De esa forma nuestro país no se comprometía abiertamente a intervenir en los asuntos internos de otros países; pero si consideraba ciertas situaciones como condenables, retiraría a sus representantes diplomáticos.

Sin embargo al menos 3 presidentes no cumplieron con dicha Doctrina, dos considerados de izquierda, Cárdenas en el caso de la Guerra Civil Española (1936-39) y Luis Echeverría en el caso del golpe de Estado en Chile (1973) y en el de la ejecución de varios miembros de ETA en España, poco antes de la muerte de Franco (1975); y uno considerado de derecha, Vicente Fox, en los casos cubano y venezolano, criticándolos abiertamente en materia de derechos humanos y de falta de democracia.

En todos esos casos hubo fuertes reclamos de los países que se consideraron afectados por los dichos y hechos del gobierno mexicano, como ahora está sucediendo con Perú.

Por ello, si la Doctrina Estrada se ha usado, y se sigue usando “a contentillo”, la realidad es que ya no tiene sentido seguir esgrimiéndola y presentándola como parte del bagaje de la política exterior mexicana.

Por el contrario, México debería adscribirse a la “real politik”, es decir basarla en los factores y circunstancias de la permanente lucha por el poder en el ámbito internacional, en vez de en premisas éticas que todo el tiempo son utilizadas según conviene al gobierno en turno.

Pero AMLO y Ebrard mantienen la ficción de que se apegan estrictamente a los principios de no intervención y autodeterminación de los pueblos, cuando está claro que no es así; y ello da la justificación más clara para que nuestro vecino del Norte mantenga su perenne intervencionismo en los asuntos internos mexicanos.

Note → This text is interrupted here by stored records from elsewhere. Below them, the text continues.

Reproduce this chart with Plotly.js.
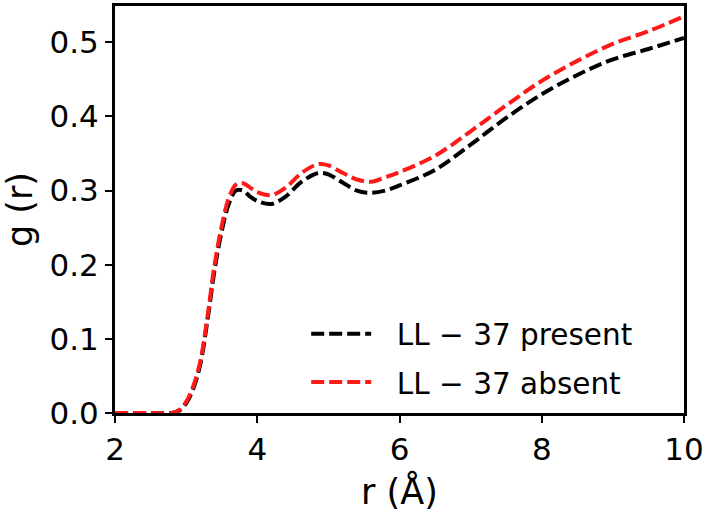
<!DOCTYPE html>
<html>
<head>
<meta charset="utf-8">
<script src="https://cdn.plot.ly/plotly-3.0.1.min.js"></script>
<style>html,body{margin:0;padding:0;background:#fff;}#chart{width:708px;height:514px;}</style>
</head>
<body>
<div id="chart"></div>
<script>
const r = [2.0, 2.5, 2.8, 2.9, 3.0, 3.1, 3.2, 3.3, 3.4, 3.5, 3.6, 3.7, 3.8, 3.9, 4.0, 4.2, 4.4, 4.6, 4.8, 4.9, 5.0, 5.2, 5.4, 5.6, 5.8, 6.0, 6.5, 7.0, 7.5, 8.0, 8.5, 9.0, 9.5, 10.0];
const gPresent = [0, 0, 0, 0.003, 0.013, 0.033, 0.066, 0.125, 0.193, 0.245, 0.282, 0.300, 0.300, 0.292, 0.286, 0.282, 0.292, 0.310, 0.322, 0.324, 0.322, 0.311, 0.300, 0.297, 0.300, 0.307, 0.328, 0.362, 0.398, 0.430, 0.456, 0.477, 0.491, 0.506];
const gAbsent = [0, 0, 0, 0.004, 0.015, 0.036, 0.070, 0.130, 0.200, 0.252, 0.290, 0.308, 0.310, 0.304, 0.298, 0.294, 0.304, 0.322, 0.334, 0.336, 0.334, 0.324, 0.315, 0.312, 0.318, 0.325, 0.347, 0.380, 0.415, 0.448, 0.475, 0.498, 0.515, 0.535];
const names = ["LL \u2212 37 present", "LL \u2212 37 absent"];
const xTicks = [2, 4, 6, 8, 10];
const yTicks = [0, 0.1, 0.2, 0.3, 0.4, 0.5];

const font = "DejaVu Sans, sans-serif";
const gap = "\u2002\u2009";
const traces = [
  {x: r, y: gPresent, name: gap + names[0], legendgroup: "a", mode: "lines", line: {color: "#000000", width: 4, dash: "13px,5px", shape: "spline", smoothing: 1}},
  {x: r, y: gAbsent, name: gap + names[1], legendgroup: "b", mode: "lines", line: {color: "#ff1a1a", width: 4, dash: "13px,5px", shape: "spline", smoothing: 1}}
];
const axisCommon = {
  showline: true, linecolor: "#000", linewidth: 3, mirror: true,
  ticks: "outside", ticklen: 7, tickwidth: 2, tickcolor: "#000",
  showgrid: false, zeroline: false,
  tickfont: {family: font, size: 31, color: "#000"}
};
const layout = {
  width: 708, height: 514,
  margin: {l: 115, r: 24, t: 6, b: 101},
  paper_bgcolor: "#fff", plot_bgcolor: "#fff",
  showlegend: true,
  legend: {x: 0.336, y: 0.258, xanchor: "left", yanchor: "top", bgcolor: "rgba(255,255,255,0)",
    itemwidth: 60, tracegroupgap: 7, traceorder: "grouped",
    font: {family: font, size: 29.5, color: "#000"}},
  xaxis: Object.assign({}, axisCommon, {range: [2, 10], tickvals: xTicks, ticktext: xTicks.map(String),
    title: {text: "r (\u00c5)", font: {family: font, size: 35, color: "#000"}, standoff: 14}}),
  yaxis: Object.assign({}, axisCommon, {range: [0, 0.549], tickvals: yTicks, ticktext: yTicks.map(v => v.toFixed(1)),
    title: {text: "g (r)", font: {family: font, size: 35, color: "#000"}, standoff: 16}})
};
Plotly.newPlot("chart", traces, layout, {displayModeBar: false, staticPlot: true});
</script>
</body>
</html>
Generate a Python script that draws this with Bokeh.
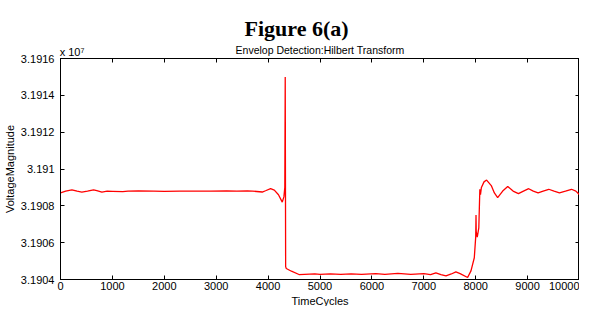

La política exterior mexicana seguirá entre bandazos, confusiones y contradicciones el resto de la administración de AMLO, con lo que se seguirá desnaturalizando y perdiéndose como instrumento indispensable para el desarrollo nacional.

El siguiente mandatario recibirá una política exterior sin eficacia, sin coherencia y con un conjunto de embajadores, cónsules y funcionarios nombrados para fortalecer al grupo político en el poder, pero no para mejorar la defensa de los intereses nacionales; la presencia, imagen e influencia del país en el exterior.

 



[1] Ahí están como ejemplo la famosa “pausa” en las relaciones con España, como respuesta a las concesiones que el gobierno de Calderón (2006-2012) dio a empresas españolas en el ámbito energético; o los nombramientos de embajadores y cónsules sin experiencia, ni preparación (y a veces sin calidad moral) sólo como pago político por aliarse a su gobierno, en contra de sus enemigos del “conservadurismo”; sin importar el maltrato a los países a los que se envió a dichos representantes (casos Panamá y España, significativamente).